Let’s go up a power. 2 bits specify 4 possibilities (22 = 4). So if the ball was of 4 colors, we could ask ‘Is it red or blue?’ A Yes answer reduces it to the previous 2-color problem, and we know only 1 question is needed to solve the 2-color problem, so 4 colors requires just 2 questions/bits. Our actual problem is 3 colors, not 4. Yet we can solve it just like 4; a fortiori, 2 questions will work. Certainly, we can use the ‘excess’ to reduce the amount of thinking we need to do—for example, if we have only 3 colors, we can elegantly ask ‘Is it red or blue? Blue or green?’ Then YY = blue, YN = red, and NY = green. Note that NN is missing; it does not correspond to any color (that’s the wastage).

My response to the two players followed this approach. Assume the prisoner lies. That means one of the questions, one bit, must be discarded. Then we need to cover 3 possibilities with n+1 bits; 2 bits cover 4 possibilities, so 2 bits cover 3 possibilities as well, and 2+1 = 3. So 3 questions suffice.

What are the 3 questions? well, let’s follow our model. The key is overlapping disjunctions which sum to Truth. The simplified 3-color problem had 2 questions of (r or b), (b or g). The liar version must scrap a question. So our 3 questions look like: (r or b), (b or g), (g or r).

Let’s give that a try. The prisoner has a red grenade and doesn’t lie: YNY. ‘r’ is the common factor, and so the grenade must be red. Suppose he lies on the first question: you discard to get NY, then it is neither b or g, but g or r. Again, ‘r’ falls out as the only consistent answer. And this reasoning is symmetrical, so it doesn’t matter which question he lies on: either way, we can figure out the answer in 3 questions, exactly as our informal information-theoretical argument says.

I suggested this to the two players and after some thought, they assented: those three questions did the trick. I thought it was an interesting problem, and continued until I’d convinced myself by the foregoing chain of reasoning that 3 was the minimum, that there was just not enough information in even the most contrived set of 2 questions.

After that incident at CMU, I occasionally brought this problem up in conversation as a nice logic puzzle found in the real world. But one day discussing my solution with a Haskell programmer, he kindly informed that my solution was incomplete. As proof, he asked me to deduce the color if the response was YYY. I froze. Any of the replies could be the lie. The true answer was indeterminate; all one could deduce was that there was a lie in there. I was thunderstruck, and my attempts to salvage my 3 questions in some manner all foundered.

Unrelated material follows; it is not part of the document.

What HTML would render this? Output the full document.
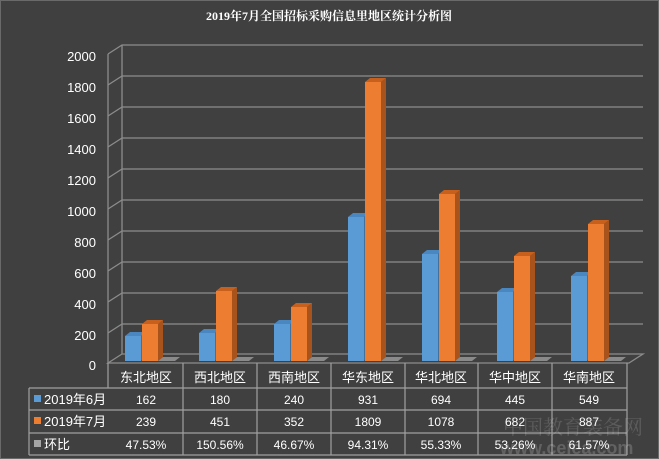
<!DOCTYPE html><html><head><meta charset="utf-8"><style>html,body{margin:0;padding:0;background:#404040}svg{display:block}</style></head><body>
<svg width="659" height="459" xmlns="http://www.w3.org/2000/svg" font-family="Liberation Sans, Noto Sans CJK SC, sans-serif">
<rect x="0" y="0" width="659" height="459" fill="#404040"/>
<rect x="0.5" y="0.5" width="658" height="458" fill="none" stroke="#6a6a6a"/>
<text x="329" y="20" text-anchor="middle" font-size="12" font-weight="bold" fill="#fff" font-family="Liberation Serif, Noto Serif CJK SC, serif">2019年7月全国招标采购信息里地区统计分析图</text>
<g stroke="#8c8c8c" stroke-width="1.3" fill="none">
<line x1="108" y1="54" x2="108" y2="363"/>
<line x1="122" y1="45" x2="122" y2="354"/>
<path d="M108 54 L122 45 L643 45"/><path d="M108 85 L122 76 L643 76"/><path d="M108 116 L122 107 L643 107"/><path d="M108 147 L122 138 L643 138"/><path d="M108 178 L122 169 L643 169"/><path d="M108 209 L122 200 L643 200"/><path d="M108 240 L122 231 L643 231"/><path d="M108 271 L122 262 L643 262"/><path d="M108 302 L122 293 L643 293"/><path d="M108 333 L122 324 L643 324"/><path d="M108 363 L122 354 L643 354 L629 363 Z"/>
</g>
<g fill="#fff" font-size="13" text-anchor="end">
<text x="96" y="61">2000</text><text x="96" y="92">1800</text><text x="96" y="123">1600</text><text x="96" y="154">1400</text><text x="96" y="185">1200</text><text x="96" y="216">1000</text><text x="96" y="247">800</text><text x="96" y="278">600</text><text x="96" y="309">400</text><text x="96" y="340">200</text><text x="96" y="370">0</text>
</g>
<g>
<polygon points="141,336 146,332 146,357 141,361" fill="#41719c"/><polygon points="125,336 130,332 146,332 141,336" fill="#4a86c0"/><rect x="125" y="336" width="16" height="25" fill="#5b9bd5"/>
<polygon points="215,333 220,329 220,357 215,361" fill="#41719c"/><polygon points="199,333 204,329 220,329 215,333" fill="#4a86c0"/><rect x="199" y="333" width="16" height="28" fill="#5b9bd5"/>
<polygon points="290,324 295,320 295,357 290,361" fill="#41719c"/><polygon points="274,324 279,320 295,320 290,324" fill="#4a86c0"/><rect x="274" y="324" width="16" height="37" fill="#5b9bd5"/>
<polygon points="364,217 369,213 369,357 364,361" fill="#41719c"/><polygon points="348,217 353,213 369,213 364,217" fill="#4a86c0"/><rect x="348" y="217" width="16" height="144" fill="#5b9bd5"/>
<polygon points="438,254 443,250 443,357 438,361" fill="#41719c"/><polygon points="422,254 427,250 443,250 438,254" fill="#4a86c0"/><rect x="422" y="254" width="16" height="107" fill="#5b9bd5"/>
<polygon points="513,292 518,288 518,357 513,361" fill="#41719c"/><polygon points="497,292 502,288 518,288 513,292" fill="#4a86c0"/><rect x="497" y="292" width="16" height="69" fill="#5b9bd5"/>
<polygon points="587,276 592,272 592,357 587,361" fill="#41719c"/><polygon points="571,276 576,272 592,272 587,276" fill="#4a86c0"/><rect x="571" y="276" width="16" height="85" fill="#5b9bd5"/>
</g>
<g>
<polygon points="158,324 163,320 163,357 158,361" fill="#a9531c"/><polygon points="142,324 147,320 163,320 158,324" fill="#c7601d"/><rect x="142" y="324" width="16" height="37" fill="#ed7d31"/>
<polygon points="232,291 237,287 237,357 232,361" fill="#a9531c"/><polygon points="216,291 221,287 237,287 232,291" fill="#c7601d"/><rect x="216" y="291" width="16" height="70" fill="#ed7d31"/>
<polygon points="307,307 312,303 312,357 307,361" fill="#a9531c"/><polygon points="291,307 296,303 312,303 307,307" fill="#c7601d"/><rect x="291" y="307" width="16" height="54" fill="#ed7d31"/>
<polygon points="381,82 386,78 386,357 381,361" fill="#a9531c"/><polygon points="365,82 370,78 386,78 381,82" fill="#c7601d"/><rect x="365" y="82" width="16" height="279" fill="#ed7d31"/>
<polygon points="455,194 460,190 460,357 455,361" fill="#a9531c"/><polygon points="439,194 444,190 460,190 455,194" fill="#c7601d"/><rect x="439" y="194" width="16" height="167" fill="#ed7d31"/>
<polygon points="530,256 535,252 535,357 530,361" fill="#a9531c"/><polygon points="514,256 519,252 535,252 530,256" fill="#c7601d"/><rect x="514" y="256" width="16" height="105" fill="#ed7d31"/>
<polygon points="604,224 609,220 609,357 604,361" fill="#a9531c"/><polygon points="588,224 593,220 609,220 604,224" fill="#c7601d"/><rect x="588" y="224" width="16" height="137" fill="#ed7d31"/>
</g>
<g fill="#8a8a8a">
<polygon points="158,361 163,357 180,357 175,361"/><polygon points="232,361 237,357 254,357 249,361"/><polygon points="307,361 312,357 329,357 324,361"/><polygon points="381,361 386,357 403,357 398,361"/><polygon points="455,361 460,357 477,357 472,361"/><polygon points="530,361 535,357 552,357 547,361"/><polygon points="604,361 609,357 626,357 621,361"/>
</g>
<g stroke="#a0a0a0" stroke-width="1.2" fill="none">
<path d="M108 363 V388 M29 388 H627 M29 410 H627 M29 433 H627 M29 455 H627 M29 388 V455 M627 363 V455"/>
<path d="M183 363 V455 M257 363 V455 M331 363 V455 M405 363 V455 M478 363 V455 M552 363 V455"/>
</g>
<g fill="#fff" font-size="13" text-anchor="middle">
<text x="146" y="382">东北地区</text><text x="220" y="382">西北地区</text><text x="294" y="382">西南地区</text><text x="368" y="382">华东地区</text><text x="441" y="382">华北地区</text><text x="515" y="382">华中地区</text><text x="589" y="382">华南地区</text>
</g>
<g fill="#fff" font-size="12" text-anchor="middle">
<text x="146" y="404">162</text><text x="220" y="404">180</text><text x="294" y="404">240</text><text x="368" y="404">931</text><text x="441" y="404">694</text><text x="515" y="404">445</text><text x="589" y="404">549</text>
<text x="146" y="426">239</text><text x="220" y="426">451</text><text x="294" y="426">352</text><text x="368" y="426">1809</text><text x="441" y="426">1078</text><text x="515" y="426">682</text><text x="589" y="426">887</text>
<text x="146" y="449">47.53%</text><text x="220" y="449">150.56%</text><text x="294" y="449">46.67%</text><text x="368" y="449">94.31%</text><text x="441" y="449">55.33%</text><text x="515" y="449">53.26%</text><text x="589" y="449">61.57%</text>
</g>
<rect x="34" y="395" width="7" height="7" fill="#5b9bd5"/><text x="44" y="404" fill="#fff" font-size="13">2019年6月</text>
<rect x="34" y="417" width="7" height="7" fill="#ed7d31"/><text x="44" y="426" fill="#fff" font-size="13">2019年7月</text>
<rect x="34" y="440" width="7" height="7" fill="#a5a5a5"/><text x="44" y="449" fill="#fff" font-size="13">环比</text>
<text x="503" y="434" fill="#ffffff" fill-opacity="0.15" font-size="20" font-family="Noto Serif CJK SC, serif">中国教育装备网</text>
<text x="500" y="454" fill="#ffffff" fill-opacity="0.18" font-size="18" font-weight="bold">www.ceiea.com</text>
</svg>
</body></html>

After further discussion, I realized that my previous proofs had been naive and their lack of rigor directly led to my fatal mistake: in my arguments, I had smuggled in illicit information; specifically, I had assumed one just somehow knew which reply was the lie (if any) and that one could then discard it, and solve the no-lying problem. Of course, one doesn’t know which reply is the lie! That’s further information one needs to obtain!

Information theory had served me well, and had done as I had asked—but I hadn’t realized that my proof didn’t apply. A better analogy was needed. I found the analogy in another area of computer science: in coding theory. In this case, I mean by coding theory the study of how to detect and correct mistakes in a stream of bits, what ‘error correction codes’ are, and how they can be devised. With coding theory, we are conceptually sent a stream of bits and nothing else. Sometimes one of the bits will be corrupted (flipped). We know we can add further bits to detect errors: for example, suppose we know a stream will have at most 1 corrupted bit. Then we can tack on a number which says ‘the previous stream had 10 zeros in it’; then if a 1 is flipped to 0, or a 0 to 1, we can add up the zeros and see that they don’t match (if the added checksum is corrupted, then the correct stream won’t it either, and we’ll still know something went wrong).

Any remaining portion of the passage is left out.